Shares of Gamestop climbed as much as 7% Thursday after the company announced billionaire activist Ryan Cohen would take the helm as chief executive officer for zero salary.
The stock pared some of its gains to move about 2.7% higher at the open, changing hands at roughly $17.64.
Cohen, who also has roles as chairman and president of Gamestop, is the largest investor in the brand that became a meme-stock phenomenon during the pandemic. He has a net-worth of about $3.2 billion, and owns a 12.1% stake in the retailer.
In the press release, Gamestop said Cohen “will not receive compensation” for the role.

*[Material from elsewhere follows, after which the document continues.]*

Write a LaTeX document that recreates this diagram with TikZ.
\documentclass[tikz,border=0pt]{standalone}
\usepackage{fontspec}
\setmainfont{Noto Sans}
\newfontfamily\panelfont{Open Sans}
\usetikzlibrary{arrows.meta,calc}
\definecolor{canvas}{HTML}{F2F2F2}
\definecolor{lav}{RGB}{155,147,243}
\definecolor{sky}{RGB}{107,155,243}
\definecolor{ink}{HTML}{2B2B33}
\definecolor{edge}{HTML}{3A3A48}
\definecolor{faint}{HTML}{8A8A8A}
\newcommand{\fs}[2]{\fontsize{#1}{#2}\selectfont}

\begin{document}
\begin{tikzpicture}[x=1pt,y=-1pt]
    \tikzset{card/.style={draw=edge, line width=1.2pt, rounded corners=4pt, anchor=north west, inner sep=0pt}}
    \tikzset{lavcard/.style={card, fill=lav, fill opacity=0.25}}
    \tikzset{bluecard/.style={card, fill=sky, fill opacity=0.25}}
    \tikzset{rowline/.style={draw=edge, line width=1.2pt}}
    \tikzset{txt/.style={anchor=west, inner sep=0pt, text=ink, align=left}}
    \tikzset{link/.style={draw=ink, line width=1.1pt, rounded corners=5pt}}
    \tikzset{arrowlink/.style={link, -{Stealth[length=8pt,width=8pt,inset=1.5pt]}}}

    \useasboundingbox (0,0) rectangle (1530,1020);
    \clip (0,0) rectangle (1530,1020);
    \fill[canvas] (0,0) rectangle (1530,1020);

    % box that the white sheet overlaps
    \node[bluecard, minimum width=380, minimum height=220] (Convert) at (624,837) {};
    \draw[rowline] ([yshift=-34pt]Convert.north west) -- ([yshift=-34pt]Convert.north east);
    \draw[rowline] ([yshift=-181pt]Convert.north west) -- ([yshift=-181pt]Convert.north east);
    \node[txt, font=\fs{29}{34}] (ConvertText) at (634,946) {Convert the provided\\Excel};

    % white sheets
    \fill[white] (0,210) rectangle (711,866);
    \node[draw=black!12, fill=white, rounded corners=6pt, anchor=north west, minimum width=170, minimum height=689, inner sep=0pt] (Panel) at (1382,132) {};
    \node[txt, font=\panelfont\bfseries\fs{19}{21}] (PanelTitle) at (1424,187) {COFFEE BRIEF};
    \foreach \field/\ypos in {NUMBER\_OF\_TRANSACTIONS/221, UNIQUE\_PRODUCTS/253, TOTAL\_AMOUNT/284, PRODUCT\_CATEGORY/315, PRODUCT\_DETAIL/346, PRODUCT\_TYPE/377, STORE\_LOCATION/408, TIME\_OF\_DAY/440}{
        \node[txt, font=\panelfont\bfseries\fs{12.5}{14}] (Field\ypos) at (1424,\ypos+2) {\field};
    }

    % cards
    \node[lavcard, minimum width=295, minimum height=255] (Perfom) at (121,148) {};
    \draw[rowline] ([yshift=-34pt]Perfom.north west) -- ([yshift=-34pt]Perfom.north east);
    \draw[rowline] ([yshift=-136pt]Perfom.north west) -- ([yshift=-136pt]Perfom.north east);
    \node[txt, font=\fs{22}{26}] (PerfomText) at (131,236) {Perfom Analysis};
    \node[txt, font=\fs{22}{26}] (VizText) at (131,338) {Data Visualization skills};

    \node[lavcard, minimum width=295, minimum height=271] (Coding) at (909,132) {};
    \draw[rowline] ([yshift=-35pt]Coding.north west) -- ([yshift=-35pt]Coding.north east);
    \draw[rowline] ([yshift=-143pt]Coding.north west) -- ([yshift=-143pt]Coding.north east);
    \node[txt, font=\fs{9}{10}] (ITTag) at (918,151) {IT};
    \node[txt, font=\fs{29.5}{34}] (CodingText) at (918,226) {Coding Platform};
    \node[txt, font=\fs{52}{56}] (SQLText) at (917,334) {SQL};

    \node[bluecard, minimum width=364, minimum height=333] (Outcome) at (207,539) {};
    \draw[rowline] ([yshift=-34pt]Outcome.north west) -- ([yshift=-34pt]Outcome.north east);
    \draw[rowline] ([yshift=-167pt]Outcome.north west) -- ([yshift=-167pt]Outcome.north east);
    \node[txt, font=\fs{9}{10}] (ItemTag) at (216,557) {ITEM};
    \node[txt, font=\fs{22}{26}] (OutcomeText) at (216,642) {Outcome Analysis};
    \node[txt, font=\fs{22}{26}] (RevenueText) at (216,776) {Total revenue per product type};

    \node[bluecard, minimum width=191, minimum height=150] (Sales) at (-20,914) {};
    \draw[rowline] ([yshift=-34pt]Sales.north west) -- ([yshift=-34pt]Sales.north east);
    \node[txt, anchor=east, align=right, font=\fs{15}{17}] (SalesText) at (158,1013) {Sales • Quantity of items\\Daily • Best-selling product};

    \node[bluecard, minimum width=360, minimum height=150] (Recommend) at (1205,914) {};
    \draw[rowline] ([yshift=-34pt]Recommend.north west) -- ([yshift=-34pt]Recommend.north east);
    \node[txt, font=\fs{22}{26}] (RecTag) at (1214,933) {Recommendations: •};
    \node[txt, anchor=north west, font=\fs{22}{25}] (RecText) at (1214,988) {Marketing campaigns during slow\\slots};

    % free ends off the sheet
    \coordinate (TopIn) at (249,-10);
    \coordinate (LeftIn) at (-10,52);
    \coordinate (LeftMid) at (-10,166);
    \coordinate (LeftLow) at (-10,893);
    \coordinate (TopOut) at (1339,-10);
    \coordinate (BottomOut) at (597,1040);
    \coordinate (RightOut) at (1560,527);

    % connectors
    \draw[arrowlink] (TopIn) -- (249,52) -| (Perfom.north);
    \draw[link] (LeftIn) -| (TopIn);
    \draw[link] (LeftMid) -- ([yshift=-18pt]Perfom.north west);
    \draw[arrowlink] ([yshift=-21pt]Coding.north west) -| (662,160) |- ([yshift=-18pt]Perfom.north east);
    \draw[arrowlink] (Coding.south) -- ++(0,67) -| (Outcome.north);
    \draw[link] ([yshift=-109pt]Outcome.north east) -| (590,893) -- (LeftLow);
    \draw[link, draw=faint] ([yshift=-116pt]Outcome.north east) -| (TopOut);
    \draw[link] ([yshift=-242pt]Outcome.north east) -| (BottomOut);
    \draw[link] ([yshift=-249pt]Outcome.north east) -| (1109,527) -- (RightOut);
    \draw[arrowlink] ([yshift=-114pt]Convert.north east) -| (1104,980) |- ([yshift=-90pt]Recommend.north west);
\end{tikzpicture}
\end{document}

Three months ago, the company fired then-CEO Matthew Furlong, a former Amazon executive. In the most recent quarter, Gamestop saw larger than expected losses and missed Wall Street estimates.
The company is worth about $5 billion — about $3 billion less than it was when Furlong departed.
Cohen first took a stake in Gamestop in 2020, and joined its board in January 2021. That June, he took over as chairman, and the appointment helped spark a huge surge in the stock.
Shares of Gamestop peaked at $483 in January 2021 as a retail-driven short-squeeze play netted huge gains for everyday traders and piled billions of dollars in losses up for some hedge funds.